Copy the data that follows, character for character, minus the pictures.

### Available data:
* * *

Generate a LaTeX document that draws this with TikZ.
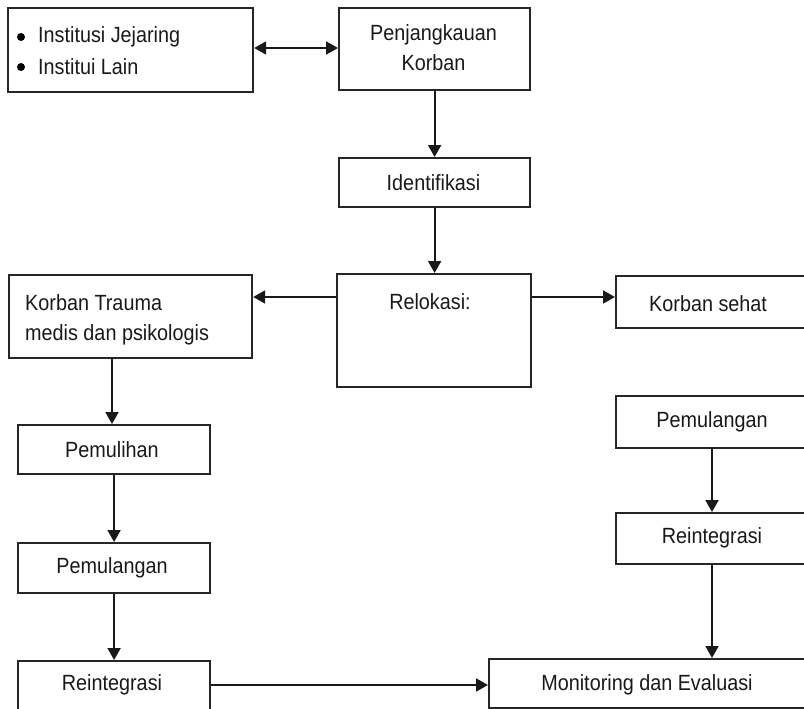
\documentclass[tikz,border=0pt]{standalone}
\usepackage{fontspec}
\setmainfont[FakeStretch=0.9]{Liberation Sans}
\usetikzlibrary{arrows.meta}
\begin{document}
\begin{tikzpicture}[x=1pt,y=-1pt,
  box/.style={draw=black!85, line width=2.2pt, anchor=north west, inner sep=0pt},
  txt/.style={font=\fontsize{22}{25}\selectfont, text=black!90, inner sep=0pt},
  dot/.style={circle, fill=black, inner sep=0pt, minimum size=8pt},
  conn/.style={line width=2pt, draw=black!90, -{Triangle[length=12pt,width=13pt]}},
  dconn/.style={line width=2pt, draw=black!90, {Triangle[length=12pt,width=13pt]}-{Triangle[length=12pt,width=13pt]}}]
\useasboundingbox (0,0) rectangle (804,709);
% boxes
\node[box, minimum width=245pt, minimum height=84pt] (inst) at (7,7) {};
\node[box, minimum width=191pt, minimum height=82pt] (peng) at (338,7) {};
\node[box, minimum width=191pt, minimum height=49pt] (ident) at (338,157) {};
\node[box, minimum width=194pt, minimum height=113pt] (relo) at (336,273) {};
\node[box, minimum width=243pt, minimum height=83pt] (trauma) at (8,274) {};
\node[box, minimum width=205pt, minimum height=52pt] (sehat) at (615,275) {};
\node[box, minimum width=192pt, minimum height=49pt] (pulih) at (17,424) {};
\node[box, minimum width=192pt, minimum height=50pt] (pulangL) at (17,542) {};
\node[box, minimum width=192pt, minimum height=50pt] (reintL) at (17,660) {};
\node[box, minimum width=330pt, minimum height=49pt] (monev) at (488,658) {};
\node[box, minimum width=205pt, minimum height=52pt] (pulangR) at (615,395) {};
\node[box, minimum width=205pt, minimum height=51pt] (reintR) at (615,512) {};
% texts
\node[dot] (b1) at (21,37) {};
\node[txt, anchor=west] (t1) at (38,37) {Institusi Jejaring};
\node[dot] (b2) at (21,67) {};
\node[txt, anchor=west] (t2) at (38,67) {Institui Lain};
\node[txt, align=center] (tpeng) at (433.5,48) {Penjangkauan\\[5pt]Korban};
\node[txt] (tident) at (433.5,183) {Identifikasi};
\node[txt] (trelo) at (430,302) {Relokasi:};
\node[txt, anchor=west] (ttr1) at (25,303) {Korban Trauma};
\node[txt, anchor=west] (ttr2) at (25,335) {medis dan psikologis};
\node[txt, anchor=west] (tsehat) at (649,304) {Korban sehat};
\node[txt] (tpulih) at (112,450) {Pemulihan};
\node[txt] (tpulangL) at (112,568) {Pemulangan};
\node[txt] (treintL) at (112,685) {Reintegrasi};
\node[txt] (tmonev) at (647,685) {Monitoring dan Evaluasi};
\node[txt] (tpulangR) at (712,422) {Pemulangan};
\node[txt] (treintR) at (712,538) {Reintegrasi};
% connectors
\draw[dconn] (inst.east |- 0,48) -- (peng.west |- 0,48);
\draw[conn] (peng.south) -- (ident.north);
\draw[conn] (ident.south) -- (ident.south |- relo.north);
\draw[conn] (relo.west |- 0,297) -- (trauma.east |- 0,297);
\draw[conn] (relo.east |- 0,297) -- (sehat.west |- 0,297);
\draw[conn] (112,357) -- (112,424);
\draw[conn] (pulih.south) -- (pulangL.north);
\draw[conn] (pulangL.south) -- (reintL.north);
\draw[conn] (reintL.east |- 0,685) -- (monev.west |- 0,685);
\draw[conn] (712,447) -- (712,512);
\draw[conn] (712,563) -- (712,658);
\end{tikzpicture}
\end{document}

* * *

### Response:
Generate a LaTeX document that draws this with TikZ.
\documentclass[tikz,border=0pt]{standalone}
\usepackage{fontspec}
\setmainfont[FakeStretch=0.9]{Liberation Sans}
\usetikzlibrary{arrows.meta}
\begin{document}
\begin{tikzpicture}[x=1pt,y=-1pt,
  box/.style={draw=black!85, line width=2.2pt, anchor=north west, inner sep=0pt},
  txt/.style={font=\fontsize{22}{25}\selectfont, text=black!90, inner sep=0pt},
  dot/.style={circle, fill=black, inner sep=0pt, minimum size=8pt},
  conn/.style={line width=2pt, draw=black!90, -{Triangle[length=12pt,width=13pt]}},
  dconn/.style={line width=2pt, draw=black!90, {Triangle[length=12pt,width=13pt]}-{Triangle[length=12pt,width=13pt]}}]
\useasboundingbox (0,0) rectangle (804,709);
% boxes
\node[box, minimum width=245pt, minimum height=84pt] (inst) at (7,7) {};
\node[box, minimum width=191pt, minimum height=82pt] (peng) at (338,7) {};
\node[box, minimum width=191pt, minimum height=49pt] (ident) at (338,157) {};
\node[box, minimum width=194pt, minimum height=113pt] (relo) at (336,273) {};
\node[box, minimum width=243pt, minimum height=83pt] (trauma) at (8,274) {};
\node[box, minimum width=205pt, minimum height=52pt] (sehat) at (615,275) {};
\node[box, minimum width=192pt, minimum height=49pt] (pulih) at (17,424) {};
\node[box, minimum width=192pt, minimum height=50pt] (pulangL) at (17,542) {};
\node[box, minimum width=192pt, minimum height=50pt] (reintL) at (17,660) {};
\node[box, minimum width=330pt, minimum height=49pt] (monev) at (488,658) {};
\node[box, minimum width=205pt, minimum height=52pt] (pulangR) at (615,395) {};
\node[box, minimum width=205pt, minimum height=51pt] (reintR) at (615,512) {};
% texts
\node[dot] (b1) at (21,37) {};
\node[txt, anchor=west] (t1) at (38,37) {Institusi Jejaring};
\node[dot] (b2) at (21,67) {};
\node[txt, anchor=west] (t2) at (38,67) {Institui Lain};
\node[txt, align=center] (tpeng) at (433.5,48) {Penjangkauan\\[5pt]Korban};
\node[txt] (tident) at (433.5,183) {Identifikasi};
\node[txt] (trelo) at (430,302) {Relokasi:};
\node[txt, anchor=west] (ttr1) at (25,303) {Korban Trauma};
\node[txt, anchor=west] (ttr2) at (25,335) {medis dan psikologis};
\node[txt, anchor=west] (tsehat) at (649,304) {Korban sehat};
\node[txt] (tpulih) at (112,450) {Pemulihan};
\node[txt] (tpulangL) at (112,568) {Pemulangan};
\node[txt] (treintL) at (112,685) {Reintegrasi};
\node[txt] (tmonev) at (647,685) {Monitoring dan Evaluasi};
\node[txt] (tpulangR) at (712,422) {Pemulangan};
\node[txt] (treintR) at (712,538) {Reintegrasi};
% connectors
\draw[dconn] (inst.east |- 0,48) -- (peng.west |- 0,48);
\draw[conn] (peng.south) -- (ident.north);
\draw[conn] (ident.south) -- (ident.south |- relo.north);
\draw[conn] (relo.west |- 0,297) -- (trauma.east |- 0,297);
\draw[conn] (relo.east |- 0,297) -- (sehat.west |- 0,297);
\draw[conn] (112,357) -- (112,424);
\draw[conn] (pulih.south) -- (pulangL.north);
\draw[conn] (pulangL.south) -- (reintL.north);
\draw[conn] (reintL.east |- 0,685) -- (monev.west |- 0,685);
\draw[conn] (712,447) -- (712,512);
\draw[conn] (712,563) -- (712,658);
\end{tikzpicture}
\end{document}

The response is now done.